* START TASK INPUTS *

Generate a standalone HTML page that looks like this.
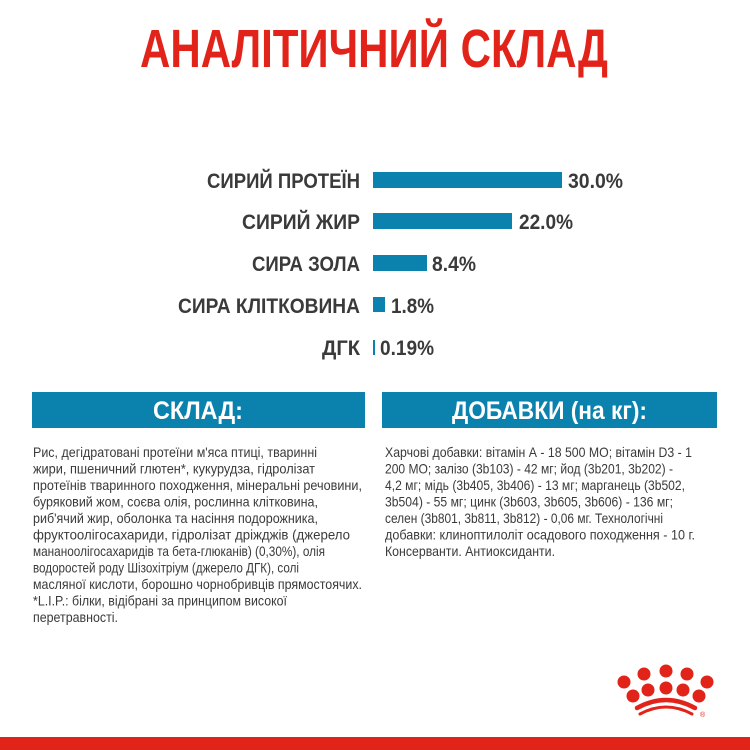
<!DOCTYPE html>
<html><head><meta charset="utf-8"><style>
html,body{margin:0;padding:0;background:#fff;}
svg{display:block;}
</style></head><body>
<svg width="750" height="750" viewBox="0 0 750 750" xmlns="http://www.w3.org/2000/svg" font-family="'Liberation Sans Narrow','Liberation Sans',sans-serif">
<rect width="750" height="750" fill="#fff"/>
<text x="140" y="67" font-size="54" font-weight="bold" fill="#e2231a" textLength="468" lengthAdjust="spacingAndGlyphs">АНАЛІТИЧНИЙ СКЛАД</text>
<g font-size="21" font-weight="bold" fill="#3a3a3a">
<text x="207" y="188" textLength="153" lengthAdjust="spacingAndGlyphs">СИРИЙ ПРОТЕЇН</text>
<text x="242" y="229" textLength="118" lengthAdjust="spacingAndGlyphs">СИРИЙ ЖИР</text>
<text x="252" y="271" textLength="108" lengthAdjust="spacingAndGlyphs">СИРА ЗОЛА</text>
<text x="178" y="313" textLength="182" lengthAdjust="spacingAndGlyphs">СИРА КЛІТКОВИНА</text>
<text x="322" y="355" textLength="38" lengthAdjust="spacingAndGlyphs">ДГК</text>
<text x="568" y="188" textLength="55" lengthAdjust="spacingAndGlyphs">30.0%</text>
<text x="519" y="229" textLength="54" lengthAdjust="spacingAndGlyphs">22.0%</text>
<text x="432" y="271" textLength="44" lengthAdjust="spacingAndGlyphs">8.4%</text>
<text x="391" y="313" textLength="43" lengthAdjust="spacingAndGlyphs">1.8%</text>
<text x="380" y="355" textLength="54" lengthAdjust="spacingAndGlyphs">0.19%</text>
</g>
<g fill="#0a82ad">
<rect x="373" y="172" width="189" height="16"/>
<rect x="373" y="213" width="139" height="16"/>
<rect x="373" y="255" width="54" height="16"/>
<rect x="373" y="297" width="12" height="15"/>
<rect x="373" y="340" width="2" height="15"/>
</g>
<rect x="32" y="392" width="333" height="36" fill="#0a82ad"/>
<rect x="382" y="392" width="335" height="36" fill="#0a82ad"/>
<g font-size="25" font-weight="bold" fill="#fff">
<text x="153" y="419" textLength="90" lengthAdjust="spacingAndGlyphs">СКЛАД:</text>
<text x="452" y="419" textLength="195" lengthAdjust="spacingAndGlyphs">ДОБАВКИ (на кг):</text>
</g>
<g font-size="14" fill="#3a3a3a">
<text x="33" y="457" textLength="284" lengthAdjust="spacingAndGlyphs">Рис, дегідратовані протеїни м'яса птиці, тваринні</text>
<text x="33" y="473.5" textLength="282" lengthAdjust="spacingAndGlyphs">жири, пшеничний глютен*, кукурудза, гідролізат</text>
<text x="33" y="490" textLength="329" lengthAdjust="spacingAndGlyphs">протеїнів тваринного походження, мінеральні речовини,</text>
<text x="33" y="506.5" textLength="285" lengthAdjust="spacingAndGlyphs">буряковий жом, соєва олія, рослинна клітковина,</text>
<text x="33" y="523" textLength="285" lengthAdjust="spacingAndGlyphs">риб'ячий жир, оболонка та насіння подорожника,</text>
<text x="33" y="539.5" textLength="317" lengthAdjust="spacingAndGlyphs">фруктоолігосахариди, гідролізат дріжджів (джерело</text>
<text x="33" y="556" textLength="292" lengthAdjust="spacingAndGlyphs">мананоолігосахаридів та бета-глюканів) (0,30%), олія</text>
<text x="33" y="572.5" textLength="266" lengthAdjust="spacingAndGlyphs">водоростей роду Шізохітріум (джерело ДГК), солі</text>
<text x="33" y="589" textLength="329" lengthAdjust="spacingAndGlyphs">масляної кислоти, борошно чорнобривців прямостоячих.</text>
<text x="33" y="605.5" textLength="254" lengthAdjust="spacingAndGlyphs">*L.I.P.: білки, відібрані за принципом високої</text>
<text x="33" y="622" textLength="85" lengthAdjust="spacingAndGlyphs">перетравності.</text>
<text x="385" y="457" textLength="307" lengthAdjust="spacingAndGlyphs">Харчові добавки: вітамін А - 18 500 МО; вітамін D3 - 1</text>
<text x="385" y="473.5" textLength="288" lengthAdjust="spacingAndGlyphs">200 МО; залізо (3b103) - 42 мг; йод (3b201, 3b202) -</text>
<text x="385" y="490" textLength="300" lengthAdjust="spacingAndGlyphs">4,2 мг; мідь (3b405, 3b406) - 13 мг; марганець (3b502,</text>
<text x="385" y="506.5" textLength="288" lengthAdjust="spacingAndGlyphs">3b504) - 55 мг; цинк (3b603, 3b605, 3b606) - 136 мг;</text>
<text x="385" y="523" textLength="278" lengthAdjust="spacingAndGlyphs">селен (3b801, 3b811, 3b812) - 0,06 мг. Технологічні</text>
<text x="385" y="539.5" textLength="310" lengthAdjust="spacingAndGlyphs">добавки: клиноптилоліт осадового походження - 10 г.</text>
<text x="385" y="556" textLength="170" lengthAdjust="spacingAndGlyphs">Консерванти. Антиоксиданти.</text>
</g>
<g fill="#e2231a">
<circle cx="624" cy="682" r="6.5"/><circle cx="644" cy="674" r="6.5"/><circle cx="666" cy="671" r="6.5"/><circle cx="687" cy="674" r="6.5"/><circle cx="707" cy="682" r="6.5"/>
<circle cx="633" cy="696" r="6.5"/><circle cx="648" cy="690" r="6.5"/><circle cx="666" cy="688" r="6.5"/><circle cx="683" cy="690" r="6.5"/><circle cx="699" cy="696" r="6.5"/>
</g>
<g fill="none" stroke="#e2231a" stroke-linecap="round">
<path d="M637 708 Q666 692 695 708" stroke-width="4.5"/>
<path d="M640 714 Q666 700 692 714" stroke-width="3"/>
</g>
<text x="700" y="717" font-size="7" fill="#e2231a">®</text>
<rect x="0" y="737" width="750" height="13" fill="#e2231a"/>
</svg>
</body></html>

* END TASK INPUTS *
* START TASK INPUTS *

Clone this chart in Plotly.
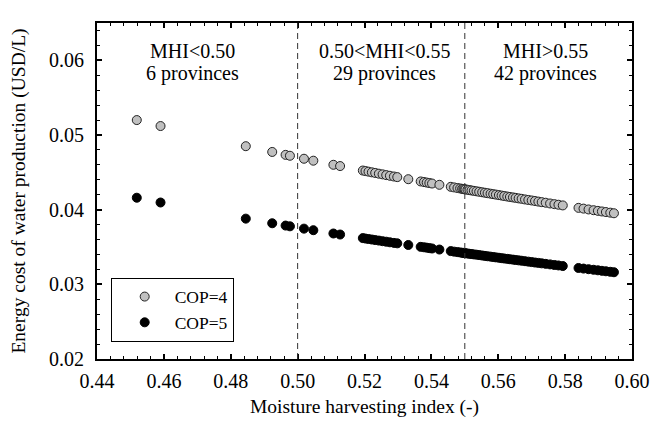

* END TASK INPUTS *
* START TASK INPUTS *

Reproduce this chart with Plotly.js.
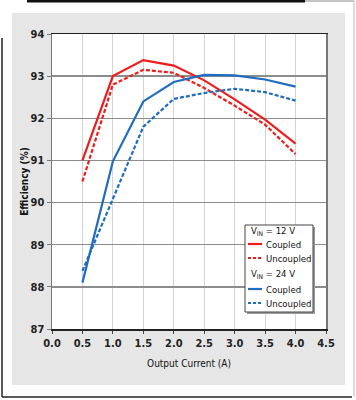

* END TASK INPUTS *

GOAL
Report how many lines in the listing include the word "chart". Give nothing but the count.

ANSWER TO THE PROBLEM
2